2. NIF and purchase mechanics
You need a Portuguese tax number (NIF) to buy, bank and connect utilities, and as an EU national you obtain it directly. The process: NIF, lawyer review and the CPCV promissory contract, then the notary deed (escritura) at the conservatória. Allow 60-90 days from offer to keys; a Portuguese lawyer running title checks is strongly advisable.
3. Purchase taxes: IMT, stamp duty, IMI and AIMI
Transfer tax (IMT) is progressive — for 2026 the brackets are uplifted so IMT only bites above about €106,346, rising to a top marginal band around 7.5-8% on higher-value homes. Add stamp duty (Imposto do Selo) of 0.8% of the deed value, plus notary and registration costs. Annually you pay municipal IMI (~0.3-0.45% of the tax value), and if your Portuguese property share exceeds €600,000 you also pay AIMI, Portugal's wealth surcharge.

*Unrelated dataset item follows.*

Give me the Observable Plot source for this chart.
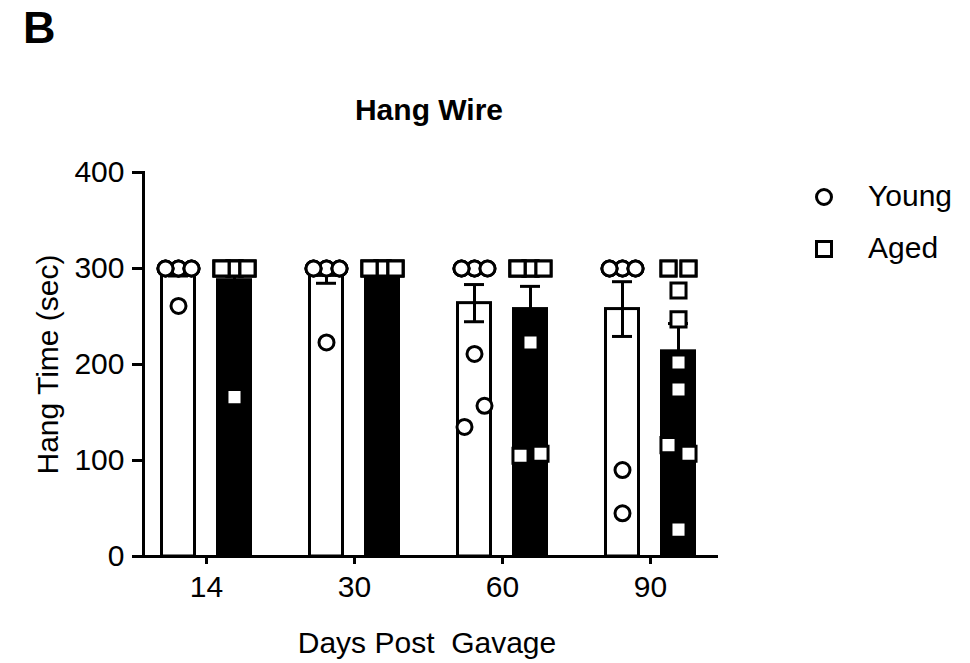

4. Golden-visa property route is gone; NHR is closed
Two pillars of the old French playbook no longer exist — though neither was essential for an EU citizen. Since October 2023 real estate is no longer a qualifying golden-visa investment. And NHR closed to new applicants, replaced from 2025 by IFICI, which is narrow and aimed at scientific and innovation roles — it does not cover retirees or passive-income movers. A French retiree relocating today generally cannot get NHR-style treatment.

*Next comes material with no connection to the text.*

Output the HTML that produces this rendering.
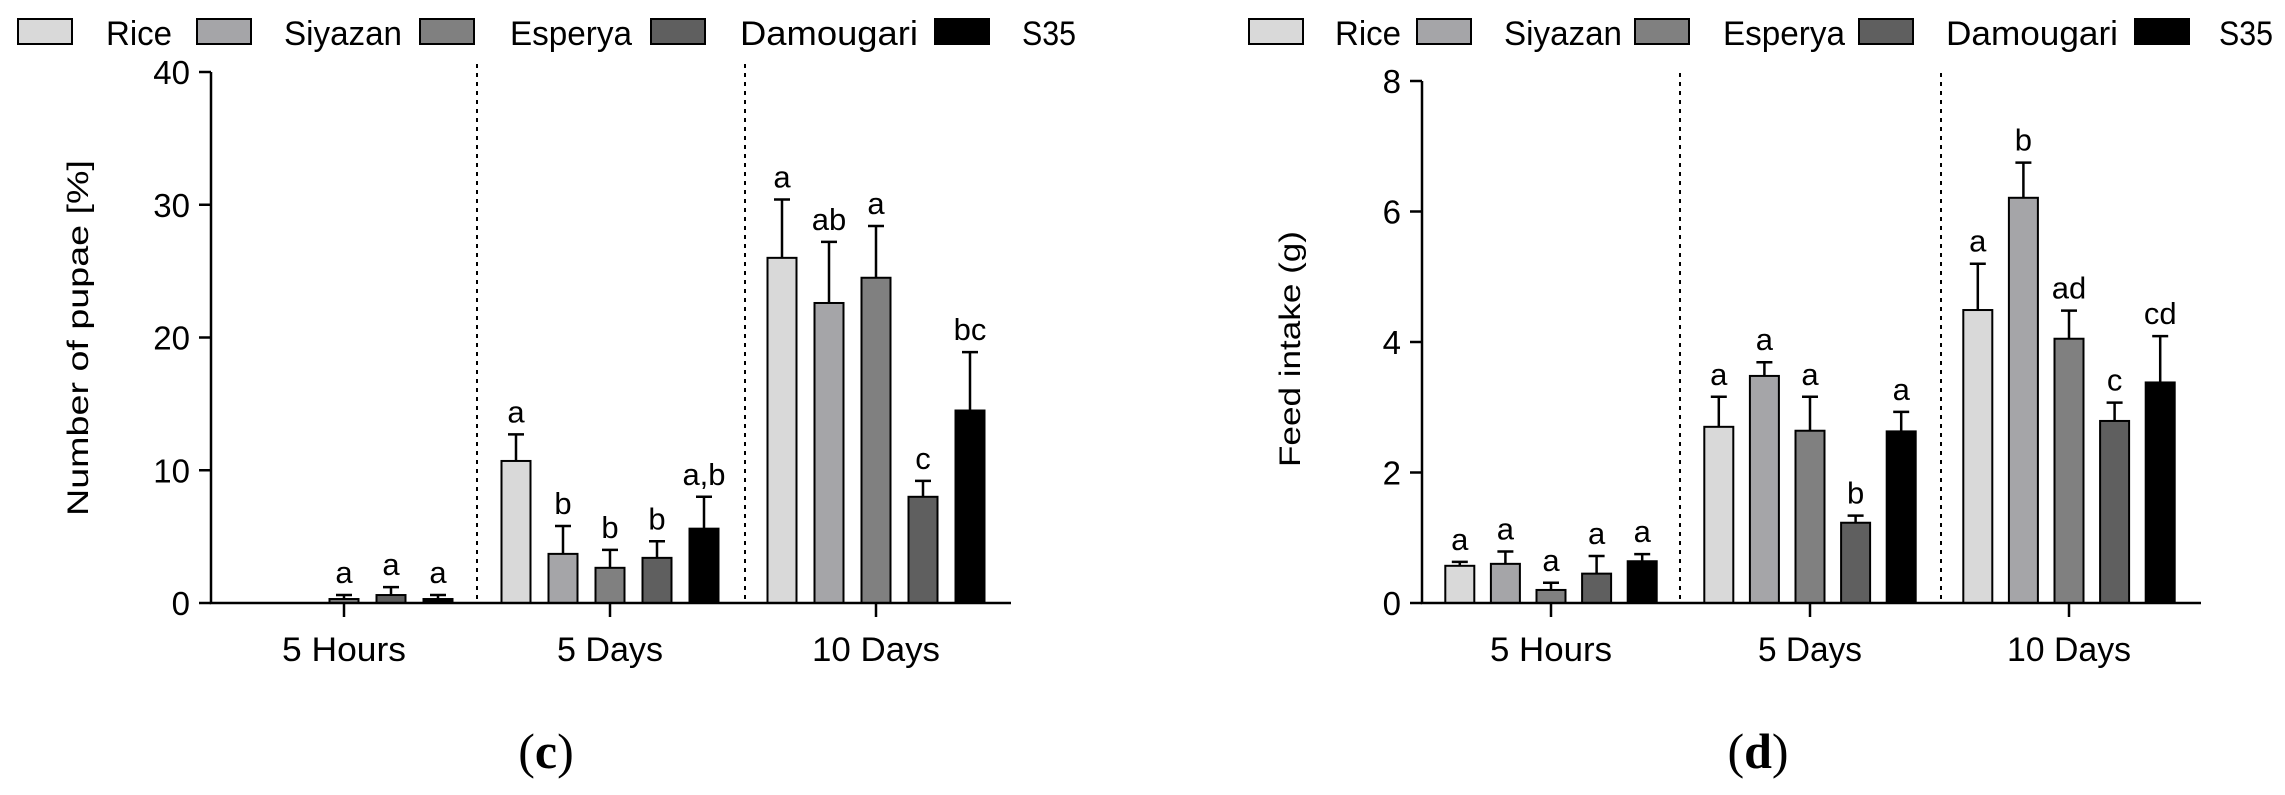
<!DOCTYPE html>
<html><head><meta charset="utf-8"><style>
html,body{margin:0;padding:0;background:#fff;}
svg{display:block;}
text{font-family:"Liberation Sans",sans-serif;fill:#000;}
</style></head><body>
<svg id="fig" width="2285" height="795" viewBox="0 0 2285 795" xmlns="http://www.w3.org/2000/svg"></svg>
<script>
const seriesNames = ["Rice","Siyazan","Esperya","Damougari","S35"];
const categories = ["5 Hours","5 Days","10 Days"];
// panel c: number of pupae [%]; rows = series, cols = categories
const pupaeMeans = [[0,10.7,26.0],[0,3.7,22.6],[0.3,2.65,24.5],[0.6,3.4,8.0],[0.3,5.6,14.5]];
const pupaeErrTop = [[0,12.7,30.4],[0,5.8,27.2],[0.6,4.0,28.4],[1.2,4.65,9.2],[0.6,8.0,18.9]];
const pupaeLetters = [["","a","a"],["","b","ab"],["a","b","a"],["a","b","c"],["a","a,b","bc"]];
const pupaeTicks = [0,10,20,30,40];
// panel d: feed intake (g)
const feedMeans = [[0.57,2.7,4.49],[0.6,3.48,6.21],[0.2,2.64,4.05],[0.45,1.23,2.79],[0.64,2.63,3.38]];
const feedErrTop = [[0.63,3.16,5.2],[0.79,3.69,6.75],[0.31,3.16,4.48],[0.72,1.34,3.07],[0.75,2.93,4.09]];
const feedLetters = [["a","a","a"],["a","a","b"],["a","a","ad"],["a","b","c"],["a","a","cd"]];
const feedTicks = [0,2,4,6,8];

const colors = ["#d9d9d9","#a5a5a8","#808080","#5f5f5f","#000000"];
const NS="http://www.w3.org/2000/svg";
const svg=document.getElementById('fig');
function mk(tag,attrs,parent,txt){const e=document.createElementNS(NS,tag);for(const k in attrs)e.setAttribute(k,attrs[k]);if(txt!==undefined)e.textContent=txt;(parent||svg).appendChild(e);return e;}

function panel(o){
  const g=mk('g',{});
  
  
  const y=v=>o.y0-(v/o.ymax)*(o.y0-o.yTop);
  const cx=i=>o.c0+i*o.cStep;
  o.legend.forEach((L,i)=>{
    const r=mk('rect',{x:L[0],y:19,width:54,height:25,fill:colors[i],stroke:'#000','stroke-width':2},g);
    
    
    const t=mk('text',{x:L[1],y:45,'font-size':34,textLength:L[2],lengthAdjust:'spacingAndGlyphs'},g,seriesNames[i]);
    
    
  });
  o.seps.forEach(sx=>{const l=mk('line',{x1:sx,y1:o.yTop-8,x2:sx,y2:o.y0,stroke:'#000','stroke-width':2,'stroke-dasharray':'4,5'},g);
    });
  for(let s=0;s<5;s++)for(let c=0;c<3;c++){
    const m=o.means[s][c];
    const bx=cx(c)+(s-2)*o.pitch;
    if(m>0){
      const b=mk('rect',{x:bx-o.bw/2,y:y(m),width:o.bw,height:o.y0-y(m),fill:colors[s],stroke:'#000','stroke-width':2},g);
      
      
      const et=o.err[s][c];
      const e=mk('path',{d:`M${bx} ${y(m)}V${y(et)}M${bx-8} ${y(et)}H${bx+8}`,stroke:'#000','stroke-width':2.5,fill:'none'},g);
      
      
    }
    if(o.letters[s][c]){
      const t=mk('text',{x:bx,y:y(o.err[s][c])-12,'font-size':31,'text-anchor':'middle'},g,o.letters[s][c]);
      
      
    }
  }
  const ax=mk('path',{d:`M${o.ax} ${o.yTop}V${o.y0}H${o.axEnd}`,stroke:'#000','stroke-width':2.5,fill:'none'},g);
  
  o.ticks.forEach(v=>{
    mk('line',{x1:o.ax-12,y1:y(v),x2:o.ax,y2:y(v),stroke:'#000','stroke-width':2.5},g);
    const t=mk('text',{x:o.ax-21,y:y(v)+12,'font-size':33,'text-anchor':'end'},g,String(v));
    
  });
  categories.forEach((cat,i)=>{
    mk('line',{x1:cx(i),y1:o.y0,x2:cx(i),y2:o.y0+14,stroke:'#000','stroke-width':2.5},g);
    const t=mk('text',{x:cx(i),y:661,'font-size':34,'text-anchor':'middle',textLength:o.catLen[i],lengthAdjust:'spacingAndGlyphs'},g,cat);
    
  });
  const yt=mk('text',{x:0,y:0,'font-size':30,'text-anchor':'middle',textLength:o.titleLen,lengthAdjust:'spacingAndGlyphs',transform:`translate(${o.titleX},${o.titleY}) rotate(-90)`},g,o.title);
  
  const cap=mk('text',{x:o.capX,y:768,'font-size':50,'text-anchor':'middle'},g);
  
  cap.innerHTML='(<tspan font-weight="bold">'+o.cap+'</tspan>)';
  cap.style.fontFamily='"Liberation Serif",serif';
}

panel({name:'chart-c',means:pupaeMeans,err:pupaeErrTop,letters:pupaeLetters,ticks:pupaeTicks,ymax:40,
  y0:603,yTop:72,ax:211,axEnd:1011,c0:344,cStep:266,pitch:47,bw:29,seps:[477,745],
  legend:[[18,106,66],[197,284,118],[420,510,122],[651,740,178],[935,1022,54]],
  catLen:[124,106,128],
  title:'Number of pupae  [%]',titleX:88,titleY:338,titleLen:356,capX:546,cap:'c'});
panel({name:'chart-d',means:feedMeans,err:feedErrTop,letters:feedLetters,ticks:feedTicks,ymax:8,
  y0:603,yTop:81,ax:1422,axEnd:2201,c0:1551,cStep:259,pitch:45.6,bw:29,seps:[1680,1941],
  legend:[[1249,1335,66],[1417,1504,118],[1635,1723,122],[1859,1946,172],[2135,2219,54]],
  catLen:[122,104,124],
  title:'Feed intake (g)',titleX:1300,titleY:349,titleLen:236,capX:1758,cap:'d'});
</script>
</body></html>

5. The French IFI — your Portuguese home counts
This is the detail French buyers most often overlook. France's impôt sur la fortune immobilière (IFI) taxes French tax residents on their worldwide net real-estate assets above €1.3 million as at 1 January — and your Portuguese property is included in that base. Portugal has no general wealth tax (only the property-specific AIMI above €600k), so there is no Portuguese equivalent to credit; the France-Portugal double-tax treaty (1971) coordinates income and gains, but the Portuguese property must still be declared in your French IFI return. Ignoring it is a common and penalised error.
6. AL containment and renting
Alojamento Local (short-term rental) registrations are frozen in central Lisbon and Porto containment zones. If your thesis depends on Airbnb income, buy a property that already holds a grandfathered AL licence or buy outside the zones — Setúbal, Cascais periphery, Algarve outside the busiest hubs, Aveiro, Coimbra. Long-term Portuguese rental income is taxed in Portugal (typically 25% on net for non-residents, progressive if resident), and France taxes it too with treaty relief.
Preguntas frecuentes
Do French citizens need a fiscal representative in Portugal?
No. The fiscal-representative requirement applies to non-EU non-residents. As an EU citizen you obtain your NIF and handle Portuguese tax correspondence directly — a recurring cost British and American buyers cannot avoid.
Do I declare my Portuguese property for French IFI?
Yes, if your worldwide net real-estate assets exceed the €1.3 million IFI threshold and you are a French tax resident. The Portuguese home is part of the IFI base; Portugal has no wealth tax to credit against it, so the French IFI applies in full on the worldwide total above the threshold.
Is NHR still available to French retirees?
No — NHR closed to new applicants and was replaced from 2025 by IFICI, which targets scientific and innovation roles, not retirees. Existing NHR holders keep their remaining benefit period, but new French buyers cannot apply.